Las rayas de la cebra
- Verónica Murguía - Tuesday, 14 Dec 2021 20:01



Hoy que escribo estas líneas, Ciudad de México se prepara para una celebración multitudinaria (porque claro que habrá gente, por convicción, curiosidad o manita de puerco) alrededor de la figura del presidente. Que se proponga una fiesta, en este preciso momento, me desconcierta e irrita. No encuentro motivos para celebrar. Menos aún con la inminencia de la llegada de la variante Ómicron al país. Sumémosle la granada arrojada en Guaymas a las feministas; los coches bomba en Hidalgo: las decenas de muertos zacatecanos y michoacanos que engrosan las estadísticas de homicidios dolosos; el desabasto de medicamentos y el desafío de las clases presenciales, que me temo, plantearán retos cuyas dimensiones no son calculables ahora.
Pero el presidente suena más convencido que nunca de que todo va bien. Y las encuestas lo apoyan. Según éstas, la mayoría de los mexicanos aprueban su desempeño y, como él, perciben que todo va sobre ruedas. Al leer esas notas, me sentí una aguafiestas.
Yo imagino el vehículo que transita sobre las ruedas mencionadas como una carroza decimonónica que tiene la forma del país. Las ruedas traseras van en la punta de Baja California Sur, las de adelante a la mitad de Oaxaca. Los faros están en Quintana Roo y el asiento del piloto en, claro, Tabasco. Este vehículo podría llevar muchas cosas buenas, pero de lo que va más cargado es de muerte. Eso opaca cualquier celebración.
Va rápido porque, dicen, es un bólido bien calibrado, impulsado por chorrales de petróleo y popularidad. Yo afirmo que va destapado porque se le chisparon las balatas, como diría el señor Argueta, un mecánico muy visionudo que conocí hace mil años.
Ay de quienes no somos felices en esta ruta en la que vamos todos, de los que queremos un cambio de vías. Los que no podemos estar llenos de alegría y esperanza. Subrayo el “podemos”. No es cuestión de voluntad, sino de apreciación. No puedo, ni quiero, desmontar mi espíritu crítico, aunque por eso me digan que merezco viajar en el cabús.

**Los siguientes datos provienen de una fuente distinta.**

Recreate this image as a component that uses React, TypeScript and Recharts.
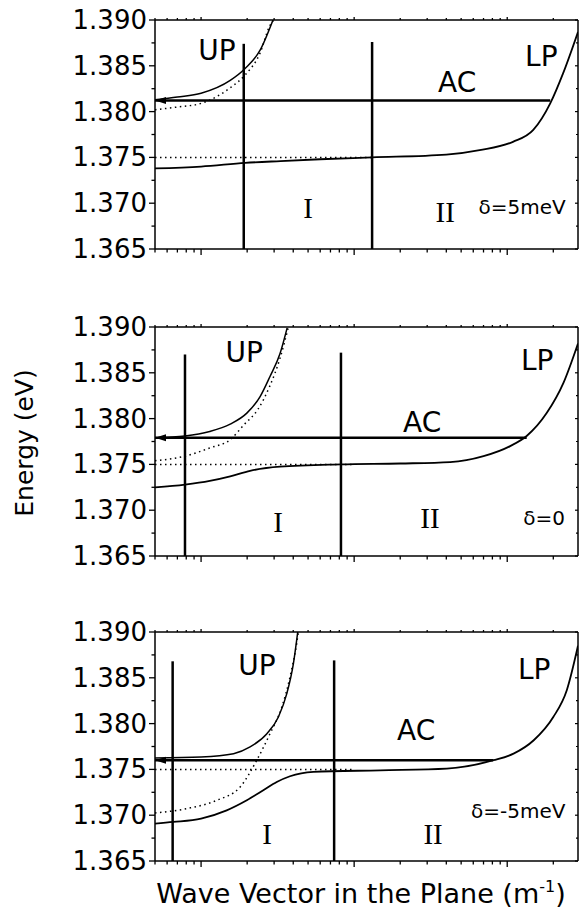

En mi experiencia, limitada pero no por ello menos amarga, aquellos que defienden el proyecto del presidente se sienten en la obligación de amonestar, con mayúsculas si es por escrito o con lo dientes apretados si es en persona, a quienes no podemos ni dormir. Eso añade al ambientazo que reina en los vagones.
Las familias pelean, la gente se insulta por internet, las amistades desaparecen y la violencia, que para mí es lo más grave, crece y nos daña a todos.
Por eso que comencé a leer otras estadísticas. Por ejemplo: la DGCS de la UNAM publicó, el 3 de septiembre de este año, que tenemos el primer lugar de embarazo adolescente en América Latina. Esto, con perdón de los celebrantes, es un asunto gravísimo. Cada embarazo adolescente representa, en la mayoría de los casos, la interrupción de la vida escolar: el deterioro de, por lo menos, dos vidas: la de la jovencísima madre y la del bebé.
Somos el segundo país más peligroso para ser un ambientalista.
Caímos 23 lugares en el índice que mide la felicidad, que publica la ONU. Estábamos en el lugar 23 y caímos otros 23. Ahora estamos en el 46.
En el índice de corrupción, medido con instrumentos más precisos que el de felicidad, y publicado por el World Justice Project, hemos aumentado los índices de corrupción y sólo nos superan Uganda, Camerún, Cambodia y República del Congo.
Pero el dato que me dejó más ensombrecida es inapelable. Las estadísticas del INEGI informan, al que quiera saber, que de enero de 2020 a marzo de 2021, se suicidaron medio millón de mexicanos, en su mayoría jóvenes.
Ese número me basta. Algo va muy, muy mal, si tanta gente se ha sentido orillada a tomar esa decisión. Este dato tristísimo debería estar en la agenda presidencial, en los objetivos de todas las instituciones que puedan cambiar este número.
¿Cómo conciliar estos datos? Yo no sé. Pero la disparidad me apabulla.